## SUPPLIED DATA
■ ■ ■ ■
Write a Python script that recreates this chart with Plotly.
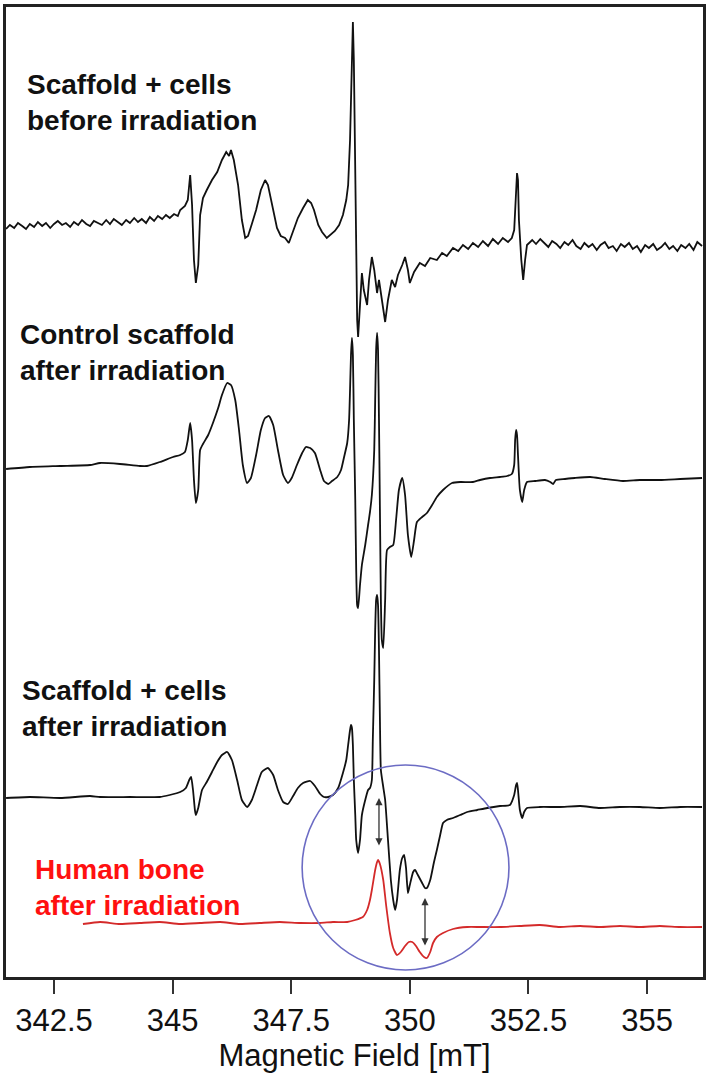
import plotly.graph_objects as go

# Scaffold + cells before irradiation
field_a = [341.49, 341.57, 341.66, 341.74, 341.83, 341.91, 341.99, 342.08, 342.16, 342.25,
           342.33, 342.42, 342.50, 342.58, 342.67, 342.75, 342.84, 342.92, 343.01, 343.09,
           343.18, 343.26, 343.34, 343.43, 343.51, 343.60, 343.68, 343.76, 343.85, 343.93,
           344.02, 344.10, 344.19, 344.27, 344.35, 344.44, 344.52, 344.61, 344.69, 344.78,
           344.86, 344.94, 345.03, 345.11, 345.16,
           345.26, 345.32, 345.37, 345.41, 345.45, 345.49, 345.54, 345.58, 345.64, 345.72,
           345.83, 345.94, 346.04, 346.13, 346.19, 346.23, 346.29, 346.38, 346.46, 346.53,
           346.59, 346.67, 346.76, 346.86, 346.95, 347.01, 347.10, 347.20, 347.28, 347.37,
           347.45, 347.54, 347.64, 347.75, 347.85, 347.92, 347.98, 348.07, 348.15, 348.25,
           348.34, 348.42, 348.51, 348.59, 348.66, 348.70, 348.74, 348.76, 348.78, 348.80,
           348.82, 348.85, 348.87, 348.89, 348.91, 348.95, 348.99, 349.03, 349.10, 349.14,
           349.20, 349.25, 349.31, 349.35, 349.41, 349.48, 349.54, 349.62, 349.69, 349.75,
           349.84, 349.90, 349.96, 350.00, 350.09, 350.21, 350.32, 350.43, 350.57, 350.68,
           350.78, 350.91, 351.02, 351.12, 351.23, 351.33, 351.44, 351.54, 351.65, 351.75,
           351.86, 351.96, 352.07, 352.15, 352.20, 352.24, 352.26, 352.28, 352.30, 352.35,
           352.39, 352.43, 352.47,
           352.58, 352.66, 352.75, 352.83, 352.92, 353.00, 353.09, 353.17, 353.26, 353.34,
           353.43, 353.51, 353.60, 353.68, 353.77, 353.85, 353.94, 354.02, 354.11, 354.19,
           354.28, 354.36, 354.45, 354.53, 354.62, 354.70, 354.79, 354.87, 354.96, 355.04,
           355.13, 355.21, 355.30, 355.38, 355.47, 355.55, 355.64, 355.72, 355.81, 355.89,
           355.98, 356.06, 356.16]
signal_a = [-1, 3, 0, 5, 2, -1, 4, 1, 6, 2,
            5, 0, 4, 7, 3, 5, 1, 6, 3, 8,
            4, 2, 7, 5, 3, 8, 4, 9, 6, 3,
            8, 5, 10, 6, 9, 5, 11, 7, 12, 9,
            13, 10, 14, 12, 18,
            22, 28, 53, 23, -32, -55, -37, 13, 30, 38,
            48, 56, 68, 76, 72, 78, 68, 43, 8, -10,
            -8, 4, 18, 38, 48, 43, 23, 0, -8, -10,
            -15, -4, 10, 20, 28, 25, 18, 3, -4, -10,
            -6, -3, 3, 13, 28, 43, 88, 138, 188, 206,
            168, 68, -32, -92, -109, -72, -45, -62, -77, -52,
            -29, -42, -65, -52, -72, -94, -72, -52, -59, -47,
            -37, -29, -42, -55, -44, -35, -38, -30, -32, -25,
            -28, -20, -23, -17, -21, -15, -19, -13, -18, -11,
            -16, -10, -14, -10, -2, 38, 55, 48, 8, -32,
            -52, -32, -17,
            -12, -16, -11, -15, -19, -13, -16, -20, -14, -17,
            -12, -18, -21, -15, -19, -16, -22, -17, -14, -20,
            -18, -23, -16, -19, -15, -21, -18, -24, -17, -20,
            -16, -22, -19, -15, -21, -18, -23, -17, -20, -16,
            -22, -14, -18]

# Control scaffold after irradiation
field_b = [341.49, 341.99, 342.63, 343.26, 343.47, 343.89, 344.31, 344.46, 344.73, 345.01,
           345.16, 345.26, 345.32, 345.37, 345.41, 345.45, 345.49, 345.54, 345.58, 345.64,
           345.75, 345.85, 345.96, 346.04, 346.15, 346.23, 346.32, 346.40, 346.48, 346.57,
           346.65, 346.76, 346.86, 346.95, 347.03, 347.12, 347.22, 347.33, 347.43, 347.51,
           347.62, 347.73, 347.81, 347.90, 348.00, 348.11, 348.19, 348.28, 348.36, 348.47,
           348.55, 348.61, 348.68, 348.72, 348.74, 348.76, 348.78, 348.80, 348.82, 348.85,
           348.87, 348.89, 348.91, 348.95, 348.99, 349.06, 349.12, 349.16, 349.20, 349.25,
           349.27, 349.29, 349.31, 349.33, 349.35, 349.37, 349.39, 349.41, 349.44, 349.48,
           349.52, 349.58, 349.65, 349.71, 349.77, 349.84, 349.90, 349.96, 350.03, 350.09,
           350.15, 350.26, 350.36, 350.47, 350.57, 350.70, 350.89, 351.06, 351.33, 351.48,
           351.69, 351.90, 352.05, 352.15, 352.20, 352.22, 352.24, 352.26, 352.28, 352.32,
           352.37, 352.41, 352.47, 352.64, 352.85, 352.96, 353.02, 353.08, 353.27, 353.48,
           353.80, 354.11, 354.49, 354.85, 355.27, 355.70, 356.16]
signal_b = [-1, 1, 2, 3, 5, 4, 2, 2, 6, 11,
            13, 16, 28, 45, 28, -12, -35, -22, 18, 24,
            33, 45, 60, 73, 85, 83, 68, 38, 3, -15,
            -10, 13, 38, 50, 52, 43, 18, -7, -15, -10,
            3, 15, 21, 20, 15, -2, -13, -16, -13, -9,
            -2, 10, 25, 48, 78, 113, 130, 113, 48, -32,
            -102, -137, -140, -117, -97, -77, -57, -44, -27, 18,
            68, 118, 135, 118, 48, -42, -132, -172, -180, -132,
            -82, -79, -77, -52, -22, -10, -27, -67, -89, -72,
            -54, -49, -45, -37, -29, -22, -15, -14, -14, -12,
            -10, -9, -8, -6, 3, 28, 38, 33, 13, -22,
            -34, -22, -14, -13, -12, -14, -16, -12, -11, -10,
            -9, -11, -13, -12, -12, -11, -10]

# Scaffold + cells after irradiation
field_c = [341.49, 341.99, 342.63, 343.26, 343.47, 344.10, 344.73, 344.94, 345.16, 345.28,
           345.35, 345.39, 345.43, 345.47, 345.49, 345.54, 345.62, 345.72, 345.83, 345.94,
           346.04, 346.15, 346.25, 346.36, 346.46, 346.57, 346.67, 346.78, 346.88, 347.01,
           347.12, 347.22, 347.33, 347.43, 347.54, 347.64, 347.75, 347.90, 348.00, 348.11,
           348.19, 348.28, 348.38, 348.49, 348.59, 348.66, 348.70, 348.74, 348.76, 348.78,
           348.80, 348.82, 348.85, 348.87, 348.91, 348.95, 348.99, 349.06, 349.12, 349.16,
           349.20, 349.22, 349.25, 349.27, 349.29, 349.31, 349.33, 349.35, 349.37, 349.39,
           349.44, 349.48, 349.54, 349.60, 349.65, 349.69, 349.73, 349.79, 349.84, 349.88,
           349.92, 349.96, 350.00, 350.07, 350.11, 350.17, 350.26, 350.32, 350.36, 350.43,
           350.51, 350.57, 350.64, 350.70, 350.78, 350.91, 351.06, 351.21, 351.42, 351.63,
           351.90, 352.11, 352.20, 352.24, 352.26, 352.28, 352.32, 352.37, 352.41, 352.47,
           352.74, 353.16, 353.59, 354.01, 354.43, 354.85, 355.27, 355.70, 356.16]
signal_c = [0, 1, 0, 2, 1, 1, 1, 3, 6, 10,
            18, 21, 8, -12, -17, -10, 8, 16, 26, 36,
            43, 46, 38, 18, -2, -9, -2, 13, 26, 30,
            23, 8, -4, -6, 2, 10, 15, 17, 12, 4,
            1, 1, 3, 10, 25, 38, 53, 68, 73, 70,
            53, 18, -17, -42, -55, -42, -17, -2, 8, 10,
            18, 58, 118, 168, 198, 203, 193, 148, 78, 28,
            11, -2, -42, -82, -102, -112, -102, -72, -60, -57,
            -70, -95, -87, -74, -72, -77, -85, -90, -90, -82,
            -64, -52, -37, -25, -22, -20, -17, -14, -12, -10,
            -8, -7, 3, 13, 15, 8, -12, -20, -14, -10,
            -9, -9, -8, -10, -9, -9, -10, -9, -9]

# Human bone after irradiation
field_d = [343.11, 343.47, 343.89, 344.31, 344.73, 345.16, 345.58, 346.00, 346.42, 346.84,
           347.26, 347.69, 348.11, 348.38, 348.68, 348.85, 349.01, 349.10, 349.16, 349.20,
           349.27, 349.31, 349.33, 349.37, 349.44, 349.50, 349.58, 349.65, 349.73, 349.81,
           349.90, 349.98, 350.05, 350.13, 350.21, 350.30, 350.36, 350.43, 350.49, 350.57,
           350.70, 350.91, 351.21, 351.48, 351.90, 352.32, 352.74, 353.16, 353.59, 354.01,
           354.43, 354.85, 355.27, 355.70, 356.16]
signal_d = [-1, 1, -1, 0, 1, -1, 0, 1, -1, 0,
            1, 0, 0, 1, 1, 3, 6, 13, 23, 33,
            53, 61, 63, 59, 43, 18, -10, -25, -32, -29,
            -23, -19, -19, -23, -29, -34, -35, -29, -20, -14,
            -10, -6, -4, -4, -4, -3, -2, -4, -3, -4,
            -3, -4, -3, -4, -4]

# vertical offsets used to stack the spectra
offsets = [749, 509, 179, 54]
colors = ["#111111", "#111111", "#111111", "#d42a2a"]
shapes = ["linear", "spline", "spline", "spline"]

labels = ["Scaffold + cells<br>before irradiation",
          "Control scaffold<br>after irradiation",
          "Scaffold + cells<br>after irradiation",
          "Human bone<br>after irradiation"]
label_pos = [(341.89, 875), (341.74, 625), (341.78, 269), (342.06, 90)]
label_col = ["#111111", "#111111", "#111111", "#ff1010"]

tick_vals = [342.5, 345, 347.5, 350, 352.5, 355]

fig = go.Figure()
spectra = [(field_a, signal_a), (field_b, signal_b), (field_c, signal_c), (field_d, signal_d)]
for (field, sig), off, col, shp in zip(spectra, offsets, colors, shapes):
    fig.add_trace(go.Scatter(x=field, y=[s + off for s in sig], mode="lines",
                             line=dict(color=col, width=1.8, shape=shp, smoothing=0.5),
                             showlegend=False))

for txt, (lx, ly), c in zip(labels, label_pos, label_col):
    fig.add_annotation(x=lx, y=ly, text="<b>" + txt + "</b>", showarrow=False,
                       xanchor="left", yanchor="middle", align="left",
                       font=dict(family="Liberation Sans, Arial", size=28, color=c))

# highlighted region
fig.add_shape(type="circle", xref="x", yref="y", x0=347.73, x1=352.09, y0=7, y1=212,
              line=dict(color="rgb(108,108,196)", width=1.6))

# double headed arrows
for ax_, y_lo, y_hi in [(349.35, 130, 179), (350.32, 30, 79)]:
    fig.add_annotation(x=ax_, y=y_hi, ax=ax_, ay=y_lo, xref="x", yref="y", axref="x", ayref="y",
                       text="", showarrow=True, arrowhead=2, arrowside="end+start",
                       arrowsize=1.1, arrowwidth=1.3, arrowcolor="#333333")

fig.update_xaxes(range=[341.488, 356.18], tickvals=tick_vals,
                 ticktext=[f"{t:g}" for t in tick_vals],
                 ticks="outside", ticklen=14, tickwidth=2, tickcolor="#333333",
                 showline=True, linecolor="#222222", linewidth=2.5, mirror=True,
                 showgrid=False, zeroline=False, automargin=False,
                 tickfont=dict(family="Liberation Sans", size=31, color="#111111"),
                 title=dict(text="Magnetic Field [mT]", standoff=8,
                            font=dict(family="Liberation Sans", size=31, color="#111111")))
fig.update_yaxes(range=[0, 970], showticklabels=False, ticks="",
                 showline=True, linecolor="#222222", linewidth=2.5, mirror=True,
                 showgrid=False, zeroline=False, automargin=False)

fig.update_layout(width=708, height=1081, plot_bgcolor="white", paper_bgcolor="white",
                  margin=dict(l=6, r=5, t=7, b=104))

# drop the default page margin so the figure sits at the window's corner
fig.write_html("out.html", config={"displayModeBar": False},
               post_script="document.body.style.margin='0px';")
■ ■ ■ ■
## TASK
Extract, word for word, each line from the top of the data down to and including the line with "import plotly.graph_objects as go"; skip the pictures.

## PROBLEM SOLUTION
Write a Python script that recreates this chart with Plotly.
import plotly.graph_objects as go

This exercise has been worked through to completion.